Quatre scénarios pour une réforme

L'article passe en revue quatre scénarios possibles. Le premier est celui d'un maintien du montant individuel des aides sociales locales versées. Il suffirait pour cela de modifier les barèmes pour retrouver des montants identiques à ceux du RMI. Une telle hypothèse résoudrait le problème des situations individuelles (pas d'appauvrissement) mais ne réglerait évidemment pas la question budgétaire.

Le second scénario consiste à recentrer les barèmes sur des publics prioritaires, autrement dit à donner davantage à moins de bénéficiaires. Il s'agirait alors de tirer parti de l'amélioration apportée, en termes de gains du retour à l'emploi, par le RSA pour rationaliser les aides et les affecter aux personnes les plus en difficulté (mais tout en veillant qu'elles ne revêtent pas un aspect désincitatif, ce qui suppose - comme le préconise le rapport Desmarescaux - de remplacer la condition de statut par une condition de ressources, avec une pente dégressive suffisamment douce).

Le troisième scénario est exactement l'inverse, puisqu'il consiste au contraire à "étaler" les aides sociales locales en donnant moins, mais à un plus grand nombre de bénéficiaires (par exemple tous les allocataires du RSA). Cette hypothèse repose donc sur un maintien de la condition de statut.

Enfin, le quatrième scénario consiste à transformer les aides sous condition de statut en aides sous condition de ressources, tout en réformant leurs barèmes.

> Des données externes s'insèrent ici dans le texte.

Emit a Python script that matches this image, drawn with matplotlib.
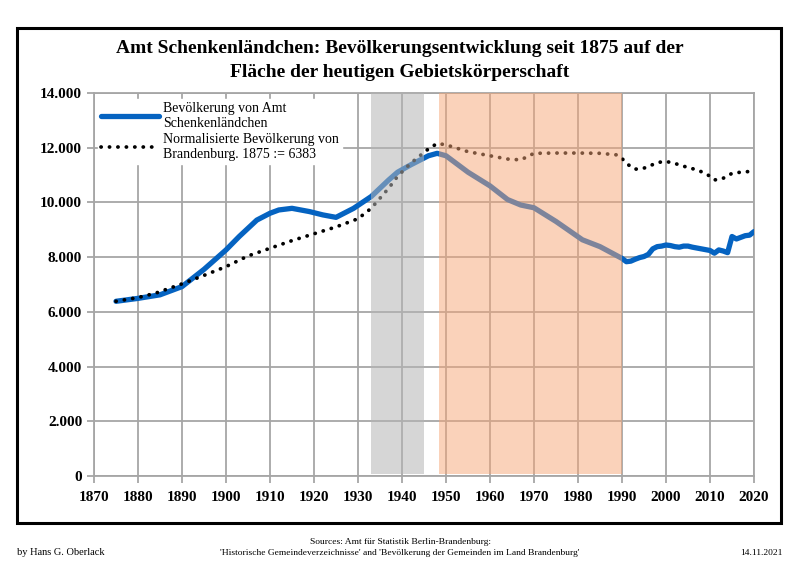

Si les auteurs ne se prononcent pas ouvertement sur ces choix sociaux et politiques, il ne cachent pas leur préférence pour la quatrième solution. La raison en est qu'elle est la plus cohérente avec les effets du RSA. Le modèle Equinoxe et les schémas accompagnant l'article montrent en effet que, dans une telle hypothèse, "il n'existe pas de zones de revenus d'activité pour lesquelles les revenus nets sont inférieurs au revenu disponible d'un ménage qui ne dispose d'aucun revenu d'activité". Il reste néanmoins - et les auteurs en sont bien conscients - qu'une telle réforme fera des gagnants et des perdants et que les élus devront donc accepter d'en assumer le coût politique.